I'm going to ask you something I recently asked Brad Parks, yet another reporter-turned-novelist (interviewed him here ). Are you using material garnered from your media work for your books and do you have any concerns that, since you left the profession, you might at one point run out of material?
Or are you still doing some media work (not including book publicity:)
The details, the atmosphere — the nuts and bolts of what it’s like to be a shooter—are all things I experienced on the job. I absolutely do worry that I’ll fall behind now that I’ve moved on. Luckily, my husband still works in TV news, so I’m able to keep up with changes in the profession that way. It’s almost better because I can observe from a distance and get a less-biased view. I don’t like change and have an almost knee-jerk negative reaction to it. This way I can see things for what they really are, instead of getting angry because someone moved my cheese.
You - as in you the protagonist - did something shocking on page 38 namely helping out the competition on a developing story. Have you ever done that? It's one of those things that viewers probably don't realize - how competitive reporters and others in the news industry can be but may seem like no big deal to the average viewer and reader.

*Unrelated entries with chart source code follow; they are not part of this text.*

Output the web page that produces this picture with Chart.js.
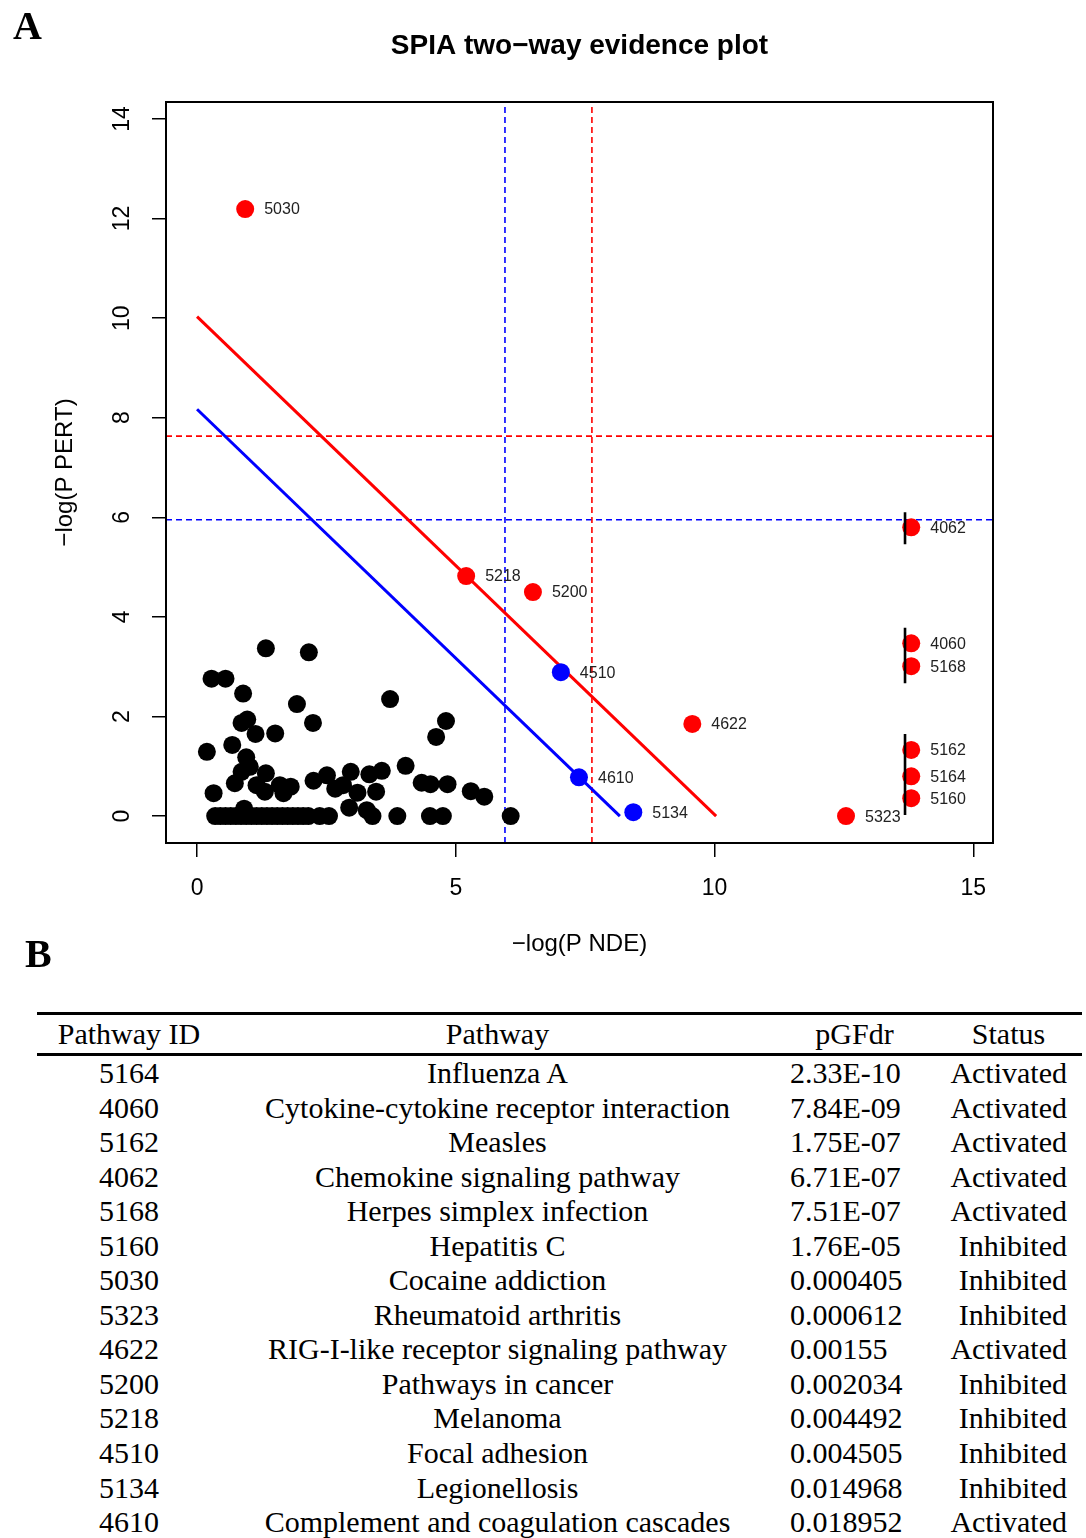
<!DOCTYPE html>
<html>
<head>
<meta charset="utf-8">
<script src="https://cdn.jsdelivr.net/npm/chart.js@4.4.1/dist/chart.umd.min.js"></script>
<style>
  html, body { margin: 0; padding: 0; background: #fff; width: 1086px; height: 1538px; overflow: hidden; }
  body { position: relative; }
  #plot { position: absolute; left: 0; top: 0; }
  .panel { position: absolute; font-family: "Liberation Serif", "Times New Roman", serif; font-weight: bold; font-size: 40px; line-height: 1; }
  table { position: absolute; left: 37px; top: 1012px; width: 1045px; border-collapse: collapse; table-layout: fixed;
          font-family: "Liberation Serif", "Times New Roman", serif; font-size: 30px; color: #000; }
  th { font-weight: normal; height: 38px; padding: 0; border-top: 3px solid #000; border-bottom: 3px solid #000; text-align: center; vertical-align: middle; }
  td { height: 34.55px; padding: 0; text-align: center; vertical-align: middle; white-space: nowrap; line-height: 34.55px; }
  td.p { text-align: left; padding-left: 16px; }
  td.s { text-align: right; padding-right: 15px; }
</style>
</head>
<body>
<canvas id="plot" width="1086" height="970"></canvas>
<div class="panel" style="left:13px; top:6px;">A</div>
<div class="panel" style="left:25px; top:934px;">B</div>
<table id="tbl">
  <colgroup><col style="width:184px"><col style="width:553px"><col style="width:161px"><col style="width:147px"></colgroup>
  <thead><tr><th>Pathway ID</th><th>Pathway</th><th>pGFdr</th><th>Status</th></tr></thead>
  <tbody></tbody>
</table>
<script>
// axis settings
const xTicks = [0, 5, 10, 15];
const yTicks = [0, 2, 4, 6, 8, 10, 12, 14];
const xRange = [-0.6, 15.38];
const yRange = [-0.54, 14.34];

// thresholds
const fdrLine = 10.03;   // red solid, x + y = const
const fwerLine = 8.17;   // blue solid
const fdrCut = 7.63;     // red dashed
const fwerCut = 5.95;    // blue dashed

// significant pathways (red)
const redIds = ["5030", "5218", "5200", "4622", "5323", "4062", "4060", "5168", "5162", "5164", "5160"];
const redX = [0.93, 5.20, 6.49, 9.57, 12.54, 13.80, 13.80, 13.80, 13.80, 13.80, 13.80];
const redY = [12.19, 4.82, 4.50, 1.85, 0, 5.80, 3.47, 3.01, 1.33, 0.80, 0.36];

// significant pathways (blue)
const blueIds = ["4510", "4610", "5134"];
const blueX = [7.03, 7.38, 8.43];
const blueY = [2.89, 0.78, 0.08];

// other pathways (black)
const blackX = [1.33, 2.16, 0.28, 0.55, 0.89, 1.93, 3.73, 2.24, 0.86, 0.97, 1.13, 1.51, 4.81, 4.62,
  0.19, 0.68, 0.95, 1.02, 0.86, 1.33, 0.32, 0.73, 1.15, 1.31, 1.60, 1.81, 1.67, 2.25, 2.51, 2.67,
  2.82, 2.97, 3.10, 2.94, 3.33, 3.57, 3.46, 3.28, 3.39, 4.03, 4.34, 4.51, 4.84, 5.29, 5.55, 6.06,
  3.87, 4.50, 4.75, 0.91,
  0.35, 0.45, 0.55, 0.65, 0.75, 0.85, 0.95, 1.05, 1.15, 1.25, 1.35, 1.45, 1.55, 1.65, 1.75, 1.85,
  1.95, 2.05, 2.15, 2.37, 2.55];
const blackY = [3.37, 3.29, 2.76, 2.76, 2.46, 2.25, 2.35, 1.87, 1.87, 1.94, 1.65, 1.66, 1.91, 1.59,
  1.29, 1.43, 1.18, 0.99, 0.89, 0.86, 0.46, 0.66, 0.62, 0.49, 0.62, 0.59, 0.46, 0.71, 0.82, 0.55,
  0.62, 0.89, 0.47, 0.17, 0.84, 0.91, 0.49, 0.12, 0, 1.01, 0.67, 0.64, 0.64, 0.50, 0.39, 0,
  0, 0, 0, 0.15,
  0, 0, 0, 0, 0, 0, 0, 0, 0, 0, 0, 0, 0, 0, 0, 0,
  0, 0, 0, 0, 0];

// vertical bars at the right edge
const rugX = 13.68;
const rugSegments = [[6.10, 5.46], [3.78, 2.67], [1.65, 0.02]];

// table
const tableIds = ["5164", "4060", "5162", "4062", "5168", "5160", "5030", "5323", "4622", "5200", "5218", "4510", "5134", "4610"];
const tablePathways = ["Influenza A", "Cytokine-cytokine receptor interaction", "Measles", "Chemokine signaling pathway",
  "Herpes simplex infection", "Hepatitis C", "Cocaine addiction", "Rheumatoid arthritis",
  "RIG-I-like receptor signaling pathway", "Pathways in cancer", "Melanoma", "Focal adhesion",
  "Legionellosis", "Complement and coagulation cascades"];
const tablePgfdr = ["2.33E-10", "7.84E-09", "1.75E-07", "6.71E-07", "7.51E-07", "1.76E-05", "0.000405", "0.000612",
  "0.00155", "0.002034", "0.004492", "0.004505", "0.014968", "0.018952"];
const tableStatus = ["Activated", "Activated", "Activated", "Activated", "Activated", "Inhibited", "Inhibited", "Inhibited",
  "Activated", "Inhibited", "Inhibited", "Inhibited", "Inhibited", "Activated"];

const tbody = document.querySelector("#tbl tbody");
tableIds.forEach((id, i) => {
  const tr = document.createElement("tr");
  tr.innerHTML = `<td>${id}</td><td>${tablePathways[i]}</td><td class="p">${tablePgfdr[i]}</td><td class="s">${tableStatus[i]}</td>`;
  tbody.appendChild(tr);
});

const toPts = (xs, ys) => xs.map((x, i) => ({ x: x, y: ys[i] }));

Chart.defaults.font.family = '"Liberation Sans", Arial, Helvetica, sans-serif';
Chart.defaults.color = "#000";

// box around the plot region
const boxPlugin = {
  id: "box",
  afterDraw(chart) {
    const a = chart.chartArea;
    const ctx = chart.ctx;
    ctx.save();
    ctx.strokeStyle = "#000";
    ctx.lineWidth = 2;
    ctx.strokeRect(a.left, a.top, a.right - a.left, a.bottom - a.top);
    ctx.restore();
  }
};

// pathway ids next to points
const labelPlugin = {
  id: "pointIds",
  afterDatasetsDraw(chart) {
    const ctx = chart.ctx;
    ctx.save();
    ctx.font = '16px "Liberation Sans", Arial, sans-serif';
    ctx.fillStyle = "#222";
    ctx.textBaseline = "middle";
    ctx.textAlign = "left";
    chart.data.datasets.forEach((ds, i) => {
      if (!ds.ids) return;
      chart.getDatasetMeta(i).data.forEach((pt, j) => ctx.fillText(ds.ids[j], pt.x + 19, pt.y + 1));
    });
    ctx.restore();
  }
};

const lineDs = (pts, color, width, dash, order) => ({
  data: pts, showLine: true, pointRadius: 0, borderColor: color, borderWidth: width,
  borderDash: dash, order: order, fill: false
});

const datasets = [
  lineDs([{ x: xRange[0], y: fdrCut }, { x: xRange[1], y: fdrCut }], "#ff0000", 1.6, [6, 4], 10),
  lineDs([{ x: fdrCut, y: yRange[0] }, { x: fdrCut, y: yRange[1] }], "#ff0000", 1.6, [6, 4], 10),
  lineDs([{ x: xRange[0], y: fwerCut }, { x: xRange[1], y: fwerCut }], "#0000ff", 1.6, [6, 4], 10),
  lineDs([{ x: fwerCut, y: yRange[0] }, { x: fwerCut, y: yRange[1] }], "#0000ff", 1.6, [6, 4], 10),
  lineDs([{ x: 0, y: fdrLine }, { x: fdrLine, y: 0 }], "#ff0000", 3, [], 9),
  lineDs([{ x: 0, y: fwerLine }, { x: fwerLine, y: 0 }], "#0000ff", 3, [], 9),
  { data: toPts(blackX, blackY), pointRadius: 9, pointBackgroundColor: "#000", pointBorderWidth: 0, order: 5 },
  { data: toPts(redX, redY), ids: redIds, pointRadius: 9, pointBackgroundColor: "#ff0000", pointBorderWidth: 0, order: 4 },
  { data: toPts(blueX, blueY), ids: blueIds, pointRadius: 9, pointBackgroundColor: "#0000ff", pointBorderWidth: 0, order: 4 },
  ...rugSegments.map(s => lineDs([{ x: rugX, y: s[0] }, { x: rugX, y: s[1] }], "#000", 2.6, [], 1))
];

new Chart(document.getElementById("plot"), {
  type: "scatter",
  data: { datasets: datasets },
  options: {
    responsive: false,
    devicePixelRatio: 1,
    animation: false,
    events: [],
    layout: { padding: { left: 0, right: 93, top: 0, bottom: 0 } },
    plugins: {
      legend: { display: false },
      tooltip: { enabled: false },
      title: {
        display: true,
        text: "SPIA two\u2212way evidence plot",
        fullSize: false,
        color: "#000",
        font: { size: 28, weight: "bold" },
        padding: { top: 29, bottom: 39.4 }
      }
    },
    scales: {
      x: {
        type: "linear",
        min: xRange[0],
        max: xRange[1],
        afterBuildTicks: s => { s.ticks = xTicks.map(v => ({ value: v })); },
        afterFit: s => { s.height = 127; },
        grid: { drawOnChartArea: false, drawTicks: true, tickLength: 14, color: "#000", lineWidth: 1.5 },
        border: { display: false },
        ticks: { font: { size: 23 }, color: "#000", padding: 18, maxRotation: 0, minRotation: 0 },
        title: { display: true, text: "\u2212log(P NDE)", font: { size: 24 }, color: "#000", padding: { top: 0, bottom: 11.6 } }
      },
      y: {
        type: "linear",
        min: yRange[0],
        max: yRange[1],
        afterBuildTicks: s => { s.ticks = yTicks.map(v => ({ value: v })); },
        afterFit: s => { s.width = 166; },
        grid: { drawOnChartArea: false, drawTicks: true, tickLength: 14, color: "#000", lineWidth: 1.5 },
        border: { display: false },
        ticks: { font: { size: 23 }, color: "#000", padding: 17, minRotation: 90, maxRotation: 90, crossAlign: "center" },
        title: { display: true, text: "\u2212log(P PERT)", font: { size: 24 }, color: "#000", padding: { top: 50.6, bottom: 0 } }
      }
    }
  },
  plugins: [boxPlugin, labelPlugin]
});
</script>
</body>
</html>
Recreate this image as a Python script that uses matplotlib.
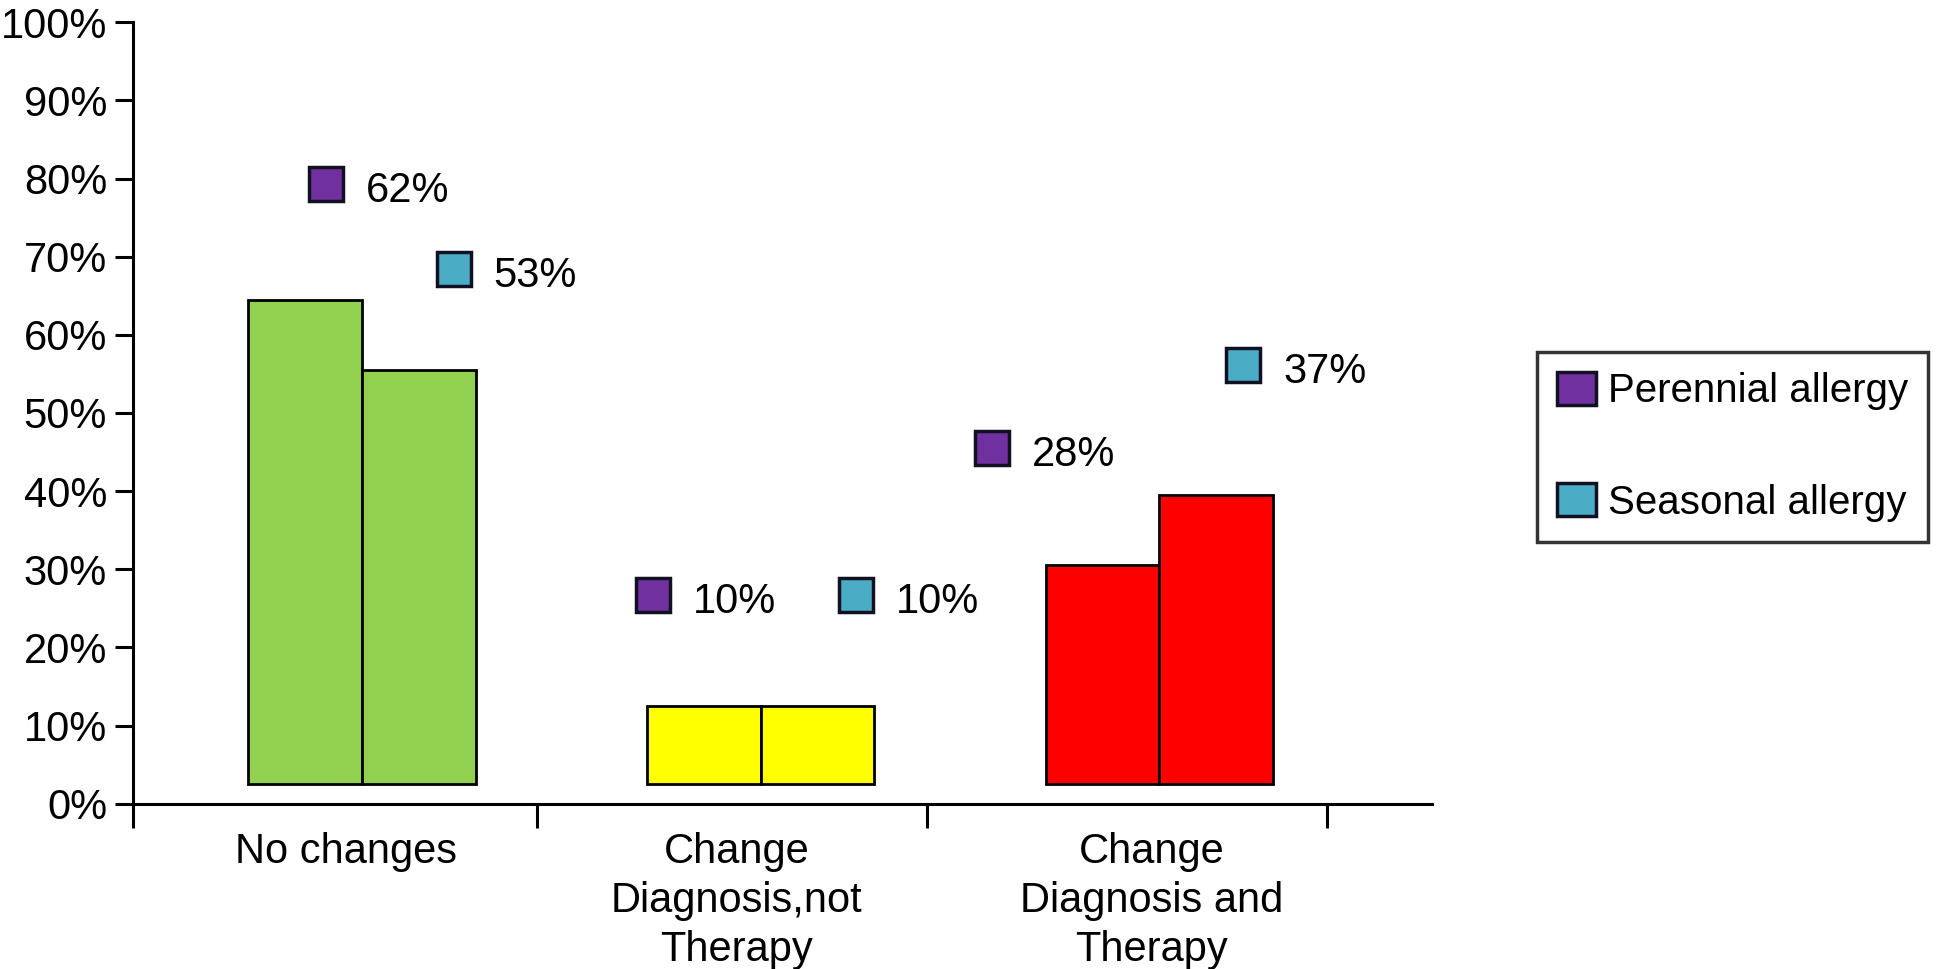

The situation you’re referring to is one in which Lilly knows there’s going to be an important briefing on the fire, but doesn’t have the technology to broadcast it live from the mountains. An L.A. shooter, with a much more powerful and expensive satellite truck, can do it, but he’s planning to leave. Lilly gives him a tip to stick around.
You’re right that TV news is a very competitive industry, and sometimes it’s not even rational competition. Does it matter to the viewers if one station gets their live shot up at five-ten and another at five-twenty? Not really, but it matters a lot to each of those stations and to the people who work there.
It’s true that every good journalist wants to get the story first, but they also know that their job is to work in the public interest. If Lilly herself could have broadcast live, she never would have helped the L.A. shooter — she would have guarded her scoop like Golem with the one-true ring — but she couldn’t do it, and so she got the story out the only way she could.
Also from a character standpoint, it shows that Lilly isn’t as tough as her sometimes gruff exterior would lead one to believe. She complains about the L.A. shooter and calls him a lazy slug, but when push comes to shove, she’s going to help him.







Article comments
1 - Scott Butki
In her third book in the series Nora McFarland shows once again how good a writer she is. She tackles some darker topics and, as a rssult, the book is overall less fun and funny than the first two. But that's not neccesarily a bad thing as it results in providing more depth to the characters especially the hero/narrator/protagonist Lilly Hawkins. The book has some exciting developments regarding relationships between the characters but I can't say much more about that without revealing spoilers which I don't and won't do.
Compared to the other two books this book is less about work as a tv news photographer, something McFarland herself has done professionally as we talk about in the interviews for her first two books, and more about Lilly learning dark secrets about her own family. As the book begins she learns her Uncle Bud has been shot at her house. She's not sure what he was doing there
or who shot him but she's not the kind of person who is going to wait around for the police to figure it out... she tries to figure it out herself and this leads to some surprising results.
McFarland's definitely growing as a writer and as author Peter Abahams wrote in endorsing the series the books are "Fun, funny, tautly suspenseful, and very smart." Abraham writes under the pen name Spencer Quinn, and as such I've interviewed him several times about his own fun series from the perspective of Chet The Dog.
If you liked the first two books I guarantee you will also like the third. If you haven't read any of the three then go check them out - you can thank me later.